A bloody eye on the stairs!
Those words were my first encounter with the Papin sisters, and I was about nine years old. Somehow, one of my classmates had found out about these two sordid murderesses from a far away past and had told me. For me, especially as a child, it was too gruesome for words and, I must admit, I long suspected my friend of having told me a tall tale.
Alas, she had not! The only mistake she’d made in relating the true-life tale was that the eye hadn’t been wrenched out with a spoon as she’d told me, but with bare hands. The hands of two sisters who had probably gone mad.
For most people across the Atlantic Ocean, Le Mans is mostly known for its twenty-four-hour car race. It’s also a very peaceful city, with a particularly attractive historical city center, especially in the vicinity of the cathedral.
The double murder took place on February 2, 1933. That evening, René Lancelin, a solicitor and insurance broker, came home to find the door to his home on rue Bruyère locked and bolted from the inside. The light in the room of his two maids was on. His wife, Léonie Lancelin, née Rinjard, and his twenty-year-old daughter, Geneviève, were supposed to have joined him for dinner at a friend’s house. Lancelin called the police. The commissaire arrived with two police officers and a clerk. It should be noted that the two police officers’ names were Ragot (Gossip) and Verité (Truth). Truth is what everyone would be looking for; gossip is what they would find.
What the police found after breaking a back door was unimaginable: first, an eye on the stairs, then the corpses of the lady of the house and her daughter, both killed and slashed like rabbits in 1900 French cookbooks. Both women had been knocked unconscious, bled to death, had had their eyes wrenched out while they were still alive, and had their thighs and legs lacerated.
The maids, Christine and Léa Papin, were both found in bed after having cleaned themselves and changed into housecoats. In answer to police questioning, both sisters asserted they had had to defend themselves against their mistresses.
Ever since that day, that case has raised the constant question of the sanity and the humanity of the accused. Journalists were obviously the first to write about the case, but many artists have also raised the same interrogations.
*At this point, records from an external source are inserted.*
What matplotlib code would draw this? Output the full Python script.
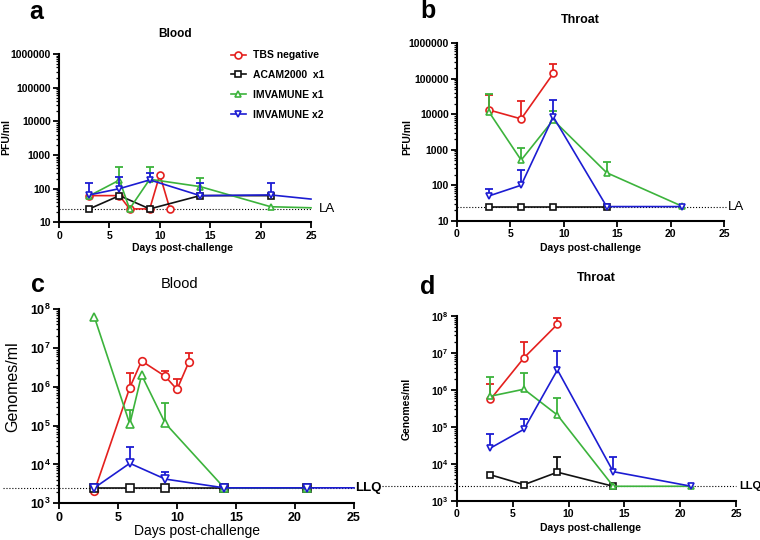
import math

import matplotlib
matplotlib.use("Agg")
import matplotlib.pyplot as plt
from matplotlib.ticker import FixedLocator, FuncFormatter, LogLocator, NullFormatter

plt.rcParams["font.family"] = ["Liberation Sans", "DejaVu Sans"]
plt.rcParams["mathtext.fontset"] = "custom"
plt.rcParams["mathtext.rm"] = "Liberation Sans"
plt.rcParams["mathtext.bf"] = "Liberation Sans:bold"

SERIES = ["TBS negative", "ACAM2000  x1", "IMVAMUNE x1", "IMVAMUNE x2"]
COLORS = ["#e4201e", "#111111", "#3cb33c", "#1c1cd2"]
MARKERS = ["o", "s", "^", "v"]

# ---- panel a: Blood, PFU/ml ----
a_days = [[3, 6, 7, 9, 10, 11], [3, 6, 9, 14, 21], [3, 6, 7, 9, 14, 21, 25], [3, 6, 9, 14, 21, 25]]
a_vals = [[62, 62, 25, 25, 260, 25], [25, 62, 25, 62, 62],
          [61, 180, 25, 190, 115, 29, 27], [65, 100, 182, 62, 65, 49]]
a_err = [[None] * 6, [None] * 5,
         [None, 430, None, 440, 205, None, None], [152, 215, 290, 152, 152, None]]

# ---- panel b: Throat, PFU/ml ----
b_days = [[3, 6, 9], [3, 6, 9, 14], [3, 6, 9, 14, 21], [3, 6, 9, 14, 21]]
b_vals = [[13200, 7400, 141000], [25, 25, 25, 25],
          [11500, 510, 6900, 225, 26], [50, 100, 8500, 25, 25]]
b_err = [[36000, 23000, 257000], [None] * 4,
         [37000, 1100, 12600, 455, None], [77, 260, 26000, None, None]]

# ---- panel c: Blood, genomes/ml ----
c_days = [[3, 6, 7, 9, 10, 11], [3, 6, 9, 14, 21], [3, 6, 7, 9, 14, 21], [3, 6, 9, 14, 21, 25]]
c_vals = [[2070, 9.5e5, 4.6e6, 1.85e6, 8.5e5, 4.3e6], [2500, 2500, 2500, 2500, 2500],
          [6.2e7, 1.1e5, 2.0e6, 1.15e5, 2500, 2500], [2500, 1.07e4, 4200, 2500, 2500, 2500]]
c_err = [[None, 2.3e6, None, 2.6e6, 1.55e6, 7.4e6], [None] * 5,
         [None, 2.5e5, None, 3.9e5, None, None], [None, 2.8e4, 6500, None, None, None]]

# ---- panel d: Throat, genomes/ml ----
d_days = [[3, 6, 9], [3, 6, 9, 14], [3, 6, 9, 14, 21], [3, 6, 9, 14, 21]]
d_vals = [[5.6e5, 7.4e6, 6.0e7], [5100, 2760, 6000, 2500],
          [6.8e5, 1.05e6, 2.1e5, 2500, 2500], [2.7e4, 8.7e4, 3.5e6, 6200, 2500]]
d_err = [[1.45e6, 2.0e7, 9.1e7], [None, None, 1.55e4, None],
         [2.2e6, 2.8e6, 5.9e5, None, None], [6.3e4, 1.6e5, 1.15e7, 1.5e4, None]]

LA_PFU = 25
LLQ_GEN = 2500
X_TICKS = [0, 5, 10, 15, 20, 25]

W, H = 760, 540
fig = plt.figure(figsize=(7.6, 5.4), dpi=100)


def px_axes(x0, y0, x1, y1):
    return fig.add_axes([x0 / W, 1 - y1 / H, (x1 - x0) / W, (y1 - y0) / H])


def ftext(x, y, s, **kw):
    fig.text(x / W, 1 - y / H, s, ha="center", va="center", **kw)


def draw_panel(ax, days, vals, errs, ms):
    lines = []
    for i in range(4):
        col = COLORS[i]
        ex = [d for d, e in zip(days[i], errs[i]) if e is not None]
        elo = [v for v, e in zip(vals[i], errs[i]) if e is not None]
        ehi = [e for e in errs[i] if e is not None]
        if ex:
            ax.vlines(ex, elo, ehi, color=col, lw=1.3, zorder=2 + i)
            ax.plot(ex, ehi, ls="none", marker="_", ms=6, mew=1.3, color=col, zorder=2 + i)
        # no marker where the line just runs on to the axis end
        keep = [k for k, d in enumerate(days[i]) if d < 25]
        ln, = ax.plot(days[i], vals[i], color=col, lw=1.2, marker=MARKERS[i], ms=ms,
                      mfc="white", mec=col, mew=1.2, markevery=keep, zorder=3 + i,
                      label=SERIES[i], clip_on=False)
        lines.append(ln)
    return lines


def style_axes(ax, ylim, tick_fs, sci):
    ax.set_yscale("log")
    ax.set_xlim(0, 25)
    ax.set_ylim(*ylim)
    for s in ("top", "right"):
        ax.spines[s].set_visible(False)
    for s in ("left", "bottom"):
        ax.spines[s].set_linewidth(1.5)
    ax.xaxis.set_major_locator(FixedLocator(X_TICKS))
    ax.yaxis.set_major_locator(LogLocator(base=10, numticks=12))
    ax.yaxis.set_minor_locator(LogLocator(base=10, subs=range(2, 10), numticks=12))
    ax.yaxis.set_minor_formatter(NullFormatter())
    if sci:
        ax.yaxis.set_major_formatter(FuncFormatter(
            lambda v, p: r"$\mathbf{10^{%d}}$" % round(math.log10(v))))
    else:
        ax.yaxis.set_major_formatter(FuncFormatter(lambda v, p: f"{int(round(v))}"))
    ax.tick_params(axis="both", which="major", direction="out", length=4, width=1.3,
                   labelsize=tick_fs, pad=2)
    ax.tick_params(axis="y", which="minor", direction="out", length=2, width=0.9)
    for lab in ax.get_xticklabels() + ax.get_yticklabels():
        lab.set_fontweight("bold")


def limit_line(ax, yval, x0, x1, label, lx, fs, weight):
    tr = ax.get_yaxis_transform()
    ax.plot([x0, x1], [yval, yval], transform=tr, color="black", lw=0.8, ls=":",
            clip_on=False, zorder=1)
    ax.text(lx, yval, label, transform=tr, fontsize=fs, fontweight=weight,
            ha="left", va="center")


# panel a
ax_a = px_axes(59, 54, 311, 222.3)
style_axes(ax_a, (10, 1e6), 7.5, False)
limit_line(ax_a, LA_PFU, 0, 1.0, "LA", 1.03, 9.5, "normal")
lines_a = draw_panel(ax_a, a_days, a_vals, a_err, 5)
fig.legend(handles=lines_a, loc="upper left", bbox_to_anchor=(226 / W, 1 - 45 / H),
           frameon=False, prop={"size": 7.5, "weight": "bold"}, handlelength=1.4,
           handletextpad=0.7, labelspacing=0.95, borderpad=0)

# panel b
ax_b = px_axes(457, 43.3, 724.3, 220.7)
style_axes(ax_b, (10, 1e6), 7.5, False)
limit_line(ax_b, LA_PFU, 0, 1.005, "LA", 1.015, 9.5, "normal")
draw_panel(ax_b, b_days, b_vals, b_err, 5)

# panel c
ax_c = px_axes(59, 309, 354, 503.3)
style_axes(ax_c, (1e3, 1e8), 9, True)
limit_line(ax_c, LLQ_GEN, -0.19, 1.0, "LLQ", 1.005, 9.5, "bold")
draw_panel(ax_c, c_days, c_vals, c_err, 5.5)

# panel d
ax_d = px_axes(457, 316, 736, 501)
style_axes(ax_d, (1e3, 1e8), 7.5, True)
limit_line(ax_d, LLQ_GEN, -0.27, 1.0, "LLQ", 1.01, 8, "bold")
draw_panel(ax_d, d_days, d_vals, d_err, 5)

# titles, axis labels, panel letters
ftext(175, 34, "Blood", fontsize=8.5, fontweight="bold")
ftext(580, 20, "Throat", fontsize=9, fontweight="bold")
ftext(180, 284, "Blood", fontsize=10.5)
ftext(596, 278, "Throat", fontsize=9, fontweight="bold")

ftext(183, 248, "Days post-challenge", fontsize=7.5, fontweight="bold")
ftext(590, 248, "Days post-challenge", fontsize=7.5, fontweight="bold")
ftext(197, 531, "Days post-challenge", fontsize=10)
ftext(591, 528, "Days post-challenge", fontsize=7.5, fontweight="bold")

ftext(6, 137, "PFU/ml", fontsize=7.5, fontweight="bold", rotation=90)
ftext(407, 137, "PFU/ml", fontsize=7.5, fontweight="bold", rotation=90)
ftext(13, 387, "Genomes/ml", fontsize=11.5, rotation=90)
ftext(407, 409, "Genomes/ml", fontsize=7.5, fontweight="bold", rotation=90)

ftext(36, 12, "a", fontsize=18, fontweight="bold")
ftext(428, 11, "b", fontsize=18, fontweight="bold")
ftext(38, 285, "c", fontsize=18, fontweight="bold")
ftext(428, 287, "d", fontsize=18, fontweight="bold")

fig.savefig("out.png", dpi=100)
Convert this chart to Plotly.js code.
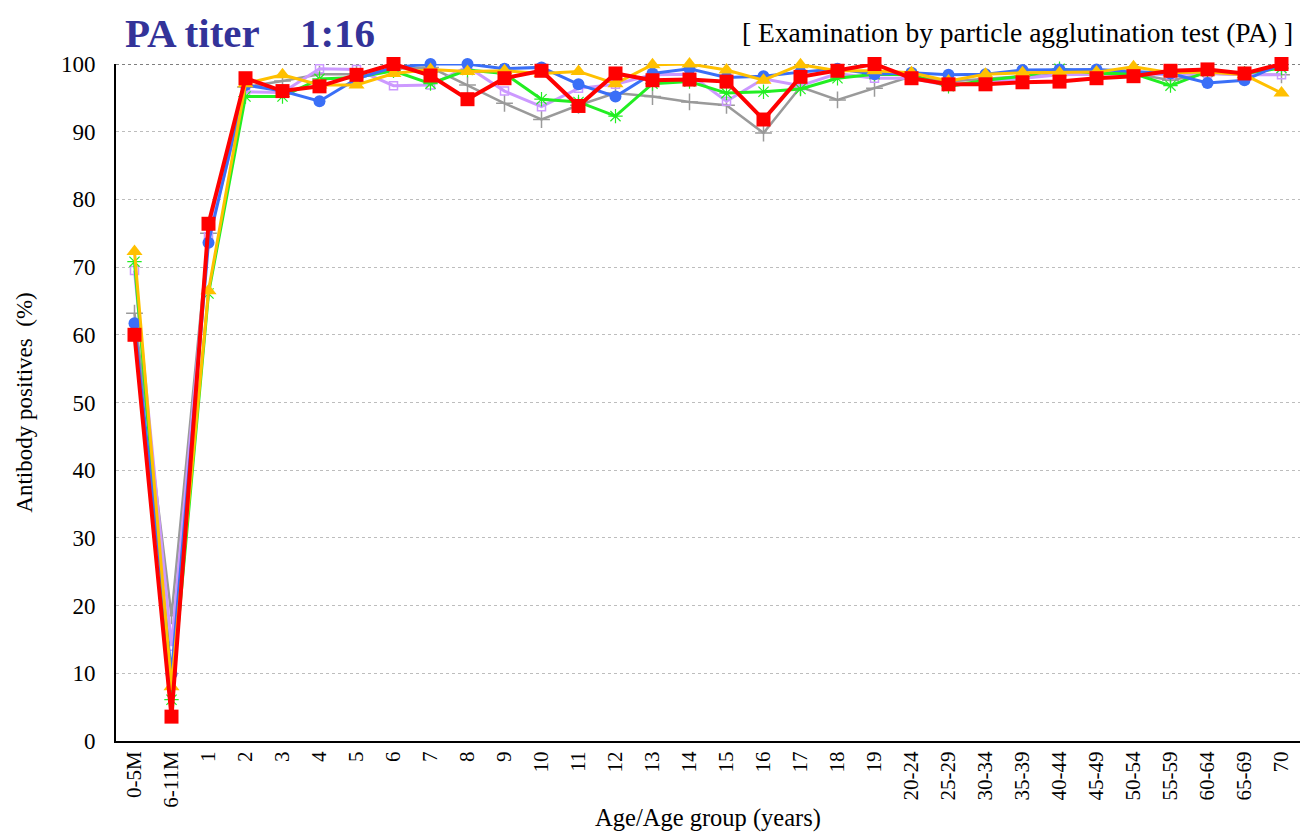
<!DOCTYPE html>
<html>
<head>
<meta charset="utf-8">
<script src="https://cdn.plot.ly/plotly-3.0.1.min.js"></script>
<style>html,body{margin:0;padding:0;background:#fff;}#chart{width:1300px;height:834px;}</style>
</head>
<body>
<div id="chart"></div>
<script>
const categories = ["0-5M","6-11M","1","2","3","4","5","6","7","8","9","10","11","12","13","14","15","16","17","18","19","20-24","25-29","30-34","35-39","40-44","45-49","50-54","55-59","60-64","65-69","70"];

const grayValues   = [63.2,18.5,75.0,96.6,97.5,98.5,98.5,99.3,99.5,96.9,94.2,91.8,93.9,95.7,95.2,94.4,93.9,89.8,96.6,94.7,96.4,98.2,97.4,97.8,98.2,98.4,98.5,98.6,97.6,98.6,98.4,98.4];
const purpleValues = [69.5,14.0,74.5,95.9,95.8,99.3,99.2,96.8,96.9,99.6,96.0,93.7,96.4,97.0,98.4,98.5,94.5,97.8,96.8,98.6,97.9,97.9,96.8,97.3,97.9,98.4,98.5,98.6,98.4,98.6,98.4,98.4];
const greenValues  = [70.8,6.1,66.1,95.2,95.2,97.8,98.0,99.0,97.1,99.1,98.6,94.8,94.4,92.3,97.1,97.4,95.7,95.9,96.3,97.9,98.5,98.4,96.7,97.6,98.2,99.3,98.6,98.6,96.8,98.9,98.6,99.4];
const blueValues   = [61.7,9.9,73.6,96.9,96.0,94.5,97.8,99.5,100,100,99.3,99.5,97.0,95.2,98.6,99.3,98.0,98.2,98.8,99.3,98.5,98.7,98.4,98.5,99.1,99.2,99.2,98.9,98.6,97.2,97.6,100];
const yellowValues = [72.3,8.0,66.5,97.1,98.4,96.9,96.9,98.6,99.2,98.9,99.0,98.6,98.9,97.1,99.9,100,99.1,97.6,99.9,99.0,99.0,98.7,97.5,98.5,98.7,98.7,98.8,99.6,98.7,98.8,98.4,95.7];
const redValues    = [60.0,3.6,76.4,97.9,96.0,96.7,98.4,100,98.3,94.8,97.9,99.0,93.8,98.6,97.6,97.7,97.4,91.8,98.1,99.0,100,97.9,97.0,97.0,97.3,97.4,97.9,98.2,99.0,99.2,98.6,100];

const yTicks = [0,10,20,30,40,50,60,70,80,90,100];

const FONT = "Liberation Serif, Times New Roman, serif";

function series(name, vals, color, width, symbol, size, mline) {
  return {
    type: "scatter", mode: "lines+markers", name: name,
    x: categories, y: vals, cliponaxis: false,
    line: {color: color, width: width},
    marker: {color: color, symbol: symbol, size: size, line: {color: color, width: mline}}
  };
}

const data = [
  series("Series 1", grayValues,   "#9a9a9a", 2.5, "cross-thin-open", 12, 1.5),
  series("Series 2", purpleValues, "#cc99ff", 3,   "square-open", 8, 1.5),
  series("Series 3", greenValues,  "#22ee22", 3,   "asterisk-open", 12, 1.2),
  series("Series 4", blueValues,   "#3a6ff7", 3,   "circle", 12, 0),
  series("Series 5", yellowValues, "#ffc000", 3,   "triangle-up", 14, 0),
  series("Series 6", redValues,    "#ff0000", 4,   "square", 14, 0)
];

const layout = {
  width: 1300, height: 834,
  margin: {l: 116, r: 0, t: 64, b: 93},
  paper_bgcolor: "#ffffff", plot_bgcolor: "#ffffff",
  showlegend: false,
  font: {family: FONT, color: "#000", size: 20},
  xaxis: {
    type: "category", range: [-0.5, 31.5],
    tickvals: categories, ticktext: categories,
    tickangle: -90, tickfont: {family: FONT, size: 21, color: "#000"},
    showgrid: false, zeroline: false,
    showline: true, linecolor: "#000", linewidth: 2,
    ticks: "",
    title: {text: "Age/Age group (years)", font: {family: FONT, size: 24.5, color: "#000"}, standoff: 2}
  },
  yaxis: {
    range: [0, 100], tickvals: yTicks,
    tickfont: {family: FONT, size: 23, color: "#000"},
    showgrid: true, gridcolor: "#bdbdbd", griddash: "dot", gridwidth: 1,
    zeroline: false, showline: true, linecolor: "#000", linewidth: 2,
    ticks: "", ticklabelstandoff: 14,
    title: {text: "Antibody positives  (%)", font: {family: FONT, size: 23, color: "#000"}, standoff: 22}
  },
  shapes: [
    {type: "line", xref: "paper", yref: "y", x0: 0, x1: 1, y0: 100, y1: 100,
     line: {color: "#555", width: 1.5, dash: "dot"}, layer: "below"}
  ],
  annotations: [
    {text: "<b>PA titer    1:16</b>", xref: "paper", yref: "paper", x: 0.006, y: 1.0, yshift: 31,
     xanchor: "left", yanchor: "middle", showarrow: false,
     font: {family: FONT, size: 41, color: "#333399"}},
    {text: "[ Examination by particle agglutination test (PA) ]", xref: "paper", yref: "paper", x: 0.996, y: 1.0, yshift: 32,
     xanchor: "right", yanchor: "middle", showarrow: false,
     font: {family: FONT, size: 27.5, color: "#000"}}
  ]
};

Plotly.newPlot("chart", data, layout, {displayModeBar: false, staticPlot: true});
</script>
</body>
</html>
In 1934, Jean Cocteau wrote a spoken song for Marianne Oswald called Anna la Bonne (Anna the Maid) about a servant (called Annabel Lee, in reference to Poe’s poem) who poisons her mistress. One year after the Papin murders, however, everyone got the true meaning of the song. In 1947, Jean Genet used the song in his play, Les Bonnes, which was clearly influenced by the Papin case, even if Genet himself always denied it. Nikos Papatakis adapted Genet’s play for the screen in 1963. Both Jean-Paul Sartre (in The Wall) and Simone de Beauvoir (in The Coming of Age and Memoirs of a Dutiful Daughter) wrote about the two murderesses. The surrealists were also fascinated by the case and described the two sisters as victims of class struggle. But more interestingly here, Jacques Lacan, who had just completed his Ph.D on paranoid psychosis, became engrossed in the Papin case also. Ruth Rendell’s Judgement in Stone and Claude Chabrol’s adaptation of the novel, La Cérémonie, also echo this case. Jean-Pierre Denis, in 2000, tried to be more faithful to the original case when he directed Les Blessures Assassines. It is, however, interesting to note that the fascination for this French case crossed the Channel when Nancy Meckler directed Sister My Sister in 1994.
To aid in understanding the case, I will outline the facts. Christine (1905-1937) and Léa Papin (1911-2001) were the daughters of an ill-assorted couple who separated when the mother found out the father had been molesting their eldest daughter, Emilia. When Emilia left home to become a nun, her two younger sisters became very close. They had no one else in the world to care for them. The mother, who lacked motherly instincts, placed her two daughters in various homes, generally as maids, and took away most of their earnings.
Christine was finally hired as cook in the Lancelin household in 1926; Léa became a maid with the same family two months later when the Lancelins hired her on Christine’s recommendation. They were both rather well paid for the time, and René Lancelin even provided them with insurance should any accident befall them. For the first time, they were working together and, from then on, Christine took her role as a mother substitute very seriously. After a while, both sisters refused to turn their salary over to their mother and ceased to be in contact with their family altogether.
In 1931, both sisters went to see the mayor of the city, apparently in a certain state of stress and confusion, accusing the Lancelins of persecuting and sequestering them. They also accused the mayor of taking the Lancelins’ side in the affair. The mayor advised the family to dismiss their maids, which they didn’t do because the Papin sisters were “perfect maids.” This expression tends to indicate that something is too good to be true (as Agatha Christie’s Miss Marple later pointed out in “The Case of the Perfect Maid” published in Miss Marple’s Final Cases and Two Other Stories).
On the day of the murders, the sisters had just had their iron repaired, and Christine was taking care of a pile of linen that needed ironing when a fuse blew, and the house ended up in darkness.